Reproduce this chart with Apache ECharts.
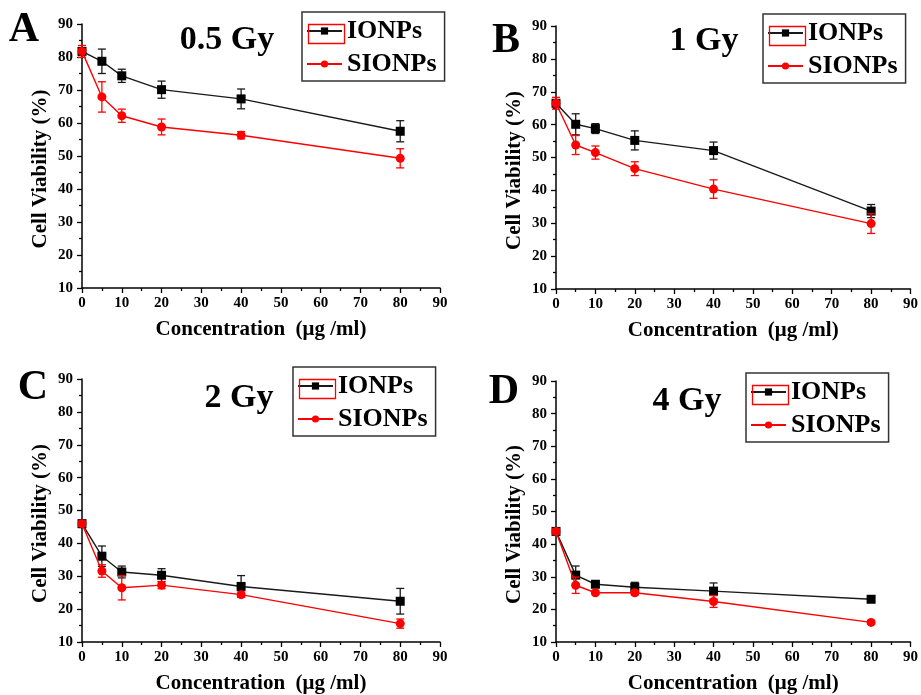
<!DOCTYPE html>
<html>
<head>
<meta charset="utf-8">
<script src="https://cdn.jsdelivr.net/npm/echarts@6/dist/echarts.min.js"></script>
<style>
  html, body { margin: 0; padding: 0; background: #fff; }
  #chart { width: 921px; height: 695px; }
</style>
</head>
<body>
<div id="chart"></div>
<script>
// x values (µg/ml), shared by all panels
const concentrations = [0, 5, 10, 20, 40, 80];
const doseLabels = ['0.5 Gy', '1 Gy', '2 Gy', '4 Gy'];
const panelLetters = ['A', 'B', 'C', 'D'];
const yTicks = [10, 20, 30, 40, 50, 60, 70, 80, 90];
const xTicks = [0, 10, 20, 30, 40, 50, 60, 70, 80, 90];

// cell viability (%), with error bar half-heights
const ionps05 = [81.7, 78.7, 74.3, 70.1, 67.3, 57.5];
const ionps05Err = [1.0, 3.7, 2.0, 2.6, 3.0, 3.2];
const sionps05 = [81.7, 67.9, 62.2, 58.8, 56.3, 49.3];
const sionps05Err = [1.8, 4.6, 2.0, 2.4, 1.1, 2.9];

const ionps1 = [66.5, 60.1, 58.8, 55.2, 52.1, 33.7];
const ionps1Err = [1.0, 3.2, 1.5, 2.9, 2.6, 2.0];
const sionps1 = [66.5, 53.8, 51.5, 46.6, 40.4, 29.9];
const sionps1Err = [1.8, 2.9, 2.0, 2.1, 2.8, 3.0];

const ionps2 = [46.0, 36.1, 31.3, 30.3, 26.9, 22.4];
const ionps2Err = [0.8, 3.1, 1.8, 2.0, 3.3, 3.9];
const sionps2 = [46.0, 31.6, 26.5, 27.3, 24.4, 15.6];
const sionps2Err = [0.8, 1.9, 3.7, 1.1, 0.8, 1.4];

const ionps4 = [43.9, 30.5, 27.7, 26.8, 25.6, 23.1];
const ionps4Err = [0.8, 2.8, 0.8, 1.5, 2.5, 0.5];
const sionps4 = [43.9, 27.4, 25.1, 25.1, 22.4, 16.0];
const sionps4Err = [0.8, 2.5, 0.5, 0.7, 1.8, 0.5];

const ionpsSets = [ionps05, ionps1, ionps2, ionps4];
const ionpsErrSets = [ionps05Err, ionps1Err, ionps2Err, ionps4Err];
const sionpsSets = [sionps05, sionps1, sionps2, sionps4];
const sionpsErrSets = [sionps05Err, sionps1Err, sionps2Err, sionps4Err];

const FONT = '"Liberation Serif", "Times New Roman", serif';
const BLACK = '#1a1a1a';
const RED = '#ff0000';

// panel layout: grid rectangles, legend box, title and letter spots
const panels = [
  { grid: { left: 82, top: 24, width: 358, height: 264 }, legend: [302, 12], dose: [227, 40], letter: [24, 30] },
  { grid: { left: 556, top: 26, width: 357, height: 263 }, legend: [763, 14], dose: [704, 41], letter: [506, 41] },
  { grid: { left: 82, top: 379, width: 358, height: 264 }, legend: [293, 367], dose: [239, 398], letter: [33, 388] },
  { grid: { left: 556, top: 381, width: 357, height: 263 }, legend: [746, 373], dose: [687, 401], letter: [504, 392] }
];

function errorBarRenderer(color) {
  return function (params, api) {
    const x = api.value(0);
    const y = api.value(1);
    const e = api.value(2);
    const top = api.coord([x, y + e]);
    const bot = api.coord([x, y - e]);
    const cap = 4;
    const style = { stroke: color, lineWidth: 1.3 };
    return {
      type: 'group',
      children: [
        { type: 'line', shape: { x1: top[0], y1: top[1], x2: bot[0], y2: bot[1] }, style },
        { type: 'line', shape: { x1: top[0] - cap, y1: top[1], x2: top[0] + cap, y2: top[1] }, style },
        { type: 'line', shape: { x1: bot[0] - cap, y1: bot[1], x2: bot[0] + cap, y2: bot[1] }, style }
      ]
    };
  };
}

const axisLabelStyle = { color: '#000', fontFamily: FONT, fontWeight: 'bold', fontSize: 15 };
const axisLineStyle = { lineStyle: { color: '#000', width: 1.5 } };

const grids = [];
const xAxes = [];
const yAxes = [];
const legends = [];
const series = [];
const graphics = [];

panels.forEach((p, i) => {
  grids.push(p.grid);
  xAxes.push({
    gridIndex: i,
    type: 'value',
    min: xTicks[0],
    max: xTicks[xTicks.length - 1],
    interval: 10,
    name: 'Concentration  (\u03bcg /ml)',
    nameLocation: 'middle',
    nameGap: 31,
    nameTextStyle: { color: '#000', fontFamily: FONT, fontWeight: 'bold', fontSize: 21 },
    axisLine: axisLineStyle,
    axisTick: { show: true, length: 5, lineStyle: { color: '#000', width: 1.3 } },
    minorTick: { show: true, splitNumber: 2, length: 3, lineStyle: { color: '#000', width: 1.3 } },
    axisLabel: Object.assign({ margin: 8 }, axisLabelStyle),
    splitLine: { show: false }
  });
  yAxes.push({
    gridIndex: i,
    type: 'value',
    min: yTicks[0],
    max: yTicks[yTicks.length - 1],
    interval: 10,
    name: 'Cell Viability (%)',
    nameLocation: 'middle',
    nameGap: 31,
    nameTextStyle: {
      color: '#000', fontFamily: FONT, fontWeight: 'bold', fontSize: 21,
      padding: [0, 26, 0, 0]
    },
    axisLine: axisLineStyle,
    axisTick: { show: true, length: 5, lineStyle: { color: '#000', width: 1.3 } },
    minorTick: { show: true, splitNumber: 2, length: 3, lineStyle: { color: '#000', width: 1.3 } },
    axisLabel: Object.assign({ margin: 9 }, axisLabelStyle),
    splitLine: { show: false }
  });

  const ion = ionpsSets[i];
  const ionErr = ionpsErrSets[i];
  const sion = sionpsSets[i];
  const sionErr = sionpsErrSets[i];

  series.push({
    type: 'custom',
    name: 'IONPs err ' + i,
    xAxisIndex: i,
    yAxisIndex: i,
    renderItem: errorBarRenderer(BLACK),
    data: concentrations.map((c, k) => [c, ion[k], ionErr[k]]),
    encode: { x: 0, y: 1 },
    silent: true,
    z: 3
  });
  series.push({
    type: 'line',
    name: 'IONPs',
    xAxisIndex: i,
    yAxisIndex: i,
    data: concentrations.map((c, k) => [c, ion[k]]),
    symbol: 'rect',
    symbolSize: 9,
    itemStyle: { color: '#000' },
    lineStyle: { color: BLACK, width: 1.4 },
    z: 3
  });
  series.push({
    type: 'custom',
    name: 'SIONPs err ' + i,
    xAxisIndex: i,
    yAxisIndex: i,
    renderItem: errorBarRenderer(RED),
    data: concentrations.map((c, k) => [c, sion[k], sionErr[k]]),
    encode: { x: 0, y: 1 },
    silent: true,
    z: 4
  });
  series.push({
    type: 'line',
    name: 'SIONPs',
    xAxisIndex: i,
    yAxisIndex: i,
    data: concentrations.map((c, k) => [c, sion[k]]),
    symbol: 'circle',
    symbolSize: 9,
    itemStyle: { color: RED },
    lineStyle: { color: RED, width: 1.4 },
    z: 4
  });

  legends.push({
    data: ['IONPs', 'SIONPs'],
    orient: 'vertical',
    left: p.legend[0],
    top: p.legend[1],
    padding: [5, 8, 3, 4],
    itemGap: 5,
    itemWidth: 35,
    itemHeight: 9,
    borderColor: '#333',
    borderWidth: 1.5,
    selectedMode: false,
    textStyle: { color: '#000', fontFamily: FONT, fontWeight: 'bold', fontSize: 26, lineHeight: 28 }
  });

  // red frame around the IONPs legend mark, as in the original figure
  graphics.push({
    type: 'rect',
    left: p.legend[0] + 4,
    top: p.legend[1] + 10,
    shape: { width: 36, height: 19 },
    style: { fill: 'none', stroke: RED, lineWidth: 1.3 },
    z: 100
  });
  graphics.push({
    type: 'text',
    x: p.dose[0],
    y: p.dose[1],
    style: {
      text: doseLabels[i],
      fill: '#000',
      font: 'bold 34px ' + FONT,
      textAlign: 'center',
      textVerticalAlign: 'middle'
    }
  });
  graphics.push({
    type: 'text',
    x: p.letter[0],
    y: p.letter[1],
    style: {
      text: panelLetters[i],
      fill: '#000',
      font: 'bold 42px ' + FONT,
      textAlign: 'center',
      textVerticalAlign: 'middle'
    }
  });
});

const chart = echarts.init(document.getElementById('chart'));
chart.setOption({
  backgroundColor: '#fff',
  animation: false,
  grid: grids,
  xAxis: xAxes,
  yAxis: yAxes,
  legend: legends,
  series: series,
  graphic: graphics
});
</script>
</body>
</html>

__________________________________________________

WRITTEN INSTRUCTION: Make an exact copy of the lines from the top of the material through the line with "const RED = '#ff0000';", pictures excluded.

FINAL RESULT:
Reproduce this chart with Apache ECharts.
<!DOCTYPE html>
<html>
<head>
<meta charset="utf-8">
<script src="https://cdn.jsdelivr.net/npm/echarts@6/dist/echarts.min.js"></script>
<style>
  html, body { margin: 0; padding: 0; background: #fff; }
  #chart { width: 921px; height: 695px; }
</style>
</head>
<body>
<div id="chart"></div>
<script>
// x values (µg/ml), shared by all panels
const concentrations = [0, 5, 10, 20, 40, 80];
const doseLabels = ['0.5 Gy', '1 Gy', '2 Gy', '4 Gy'];
const panelLetters = ['A', 'B', 'C', 'D'];
const yTicks = [10, 20, 30, 40, 50, 60, 70, 80, 90];
const xTicks = [0, 10, 20, 30, 40, 50, 60, 70, 80, 90];

// cell viability (%), with error bar half-heights
const ionps05 = [81.7, 78.7, 74.3, 70.1, 67.3, 57.5];
const ionps05Err = [1.0, 3.7, 2.0, 2.6, 3.0, 3.2];
const sionps05 = [81.7, 67.9, 62.2, 58.8, 56.3, 49.3];
const sionps05Err = [1.8, 4.6, 2.0, 2.4, 1.1, 2.9];

const ionps1 = [66.5, 60.1, 58.8, 55.2, 52.1, 33.7];
const ionps1Err = [1.0, 3.2, 1.5, 2.9, 2.6, 2.0];
const sionps1 = [66.5, 53.8, 51.5, 46.6, 40.4, 29.9];
const sionps1Err = [1.8, 2.9, 2.0, 2.1, 2.8, 3.0];

const ionps2 = [46.0, 36.1, 31.3, 30.3, 26.9, 22.4];
const ionps2Err = [0.8, 3.1, 1.8, 2.0, 3.3, 3.9];
const sionps2 = [46.0, 31.6, 26.5, 27.3, 24.4, 15.6];
const sionps2Err = [0.8, 1.9, 3.7, 1.1, 0.8, 1.4];

const ionps4 = [43.9, 30.5, 27.7, 26.8, 25.6, 23.1];
const ionps4Err = [0.8, 2.8, 0.8, 1.5, 2.5, 0.5];
const sionps4 = [43.9, 27.4, 25.1, 25.1, 22.4, 16.0];
const sionps4Err = [0.8, 2.5, 0.5, 0.7, 1.8, 0.5];

const ionpsSets = [ionps05, ionps1, ionps2, ionps4];
const ionpsErrSets = [ionps05Err, ionps1Err, ionps2Err, ionps4Err];
const sionpsSets = [sionps05, sionps1, sionps2, sionps4];
const sionpsErrSets = [sionps05Err, sionps1Err, sionps2Err, sionps4Err];

const FONT = '"Liberation Serif", "Times New Roman", serif';
const BLACK = '#1a1a1a';
const RED = '#ff0000';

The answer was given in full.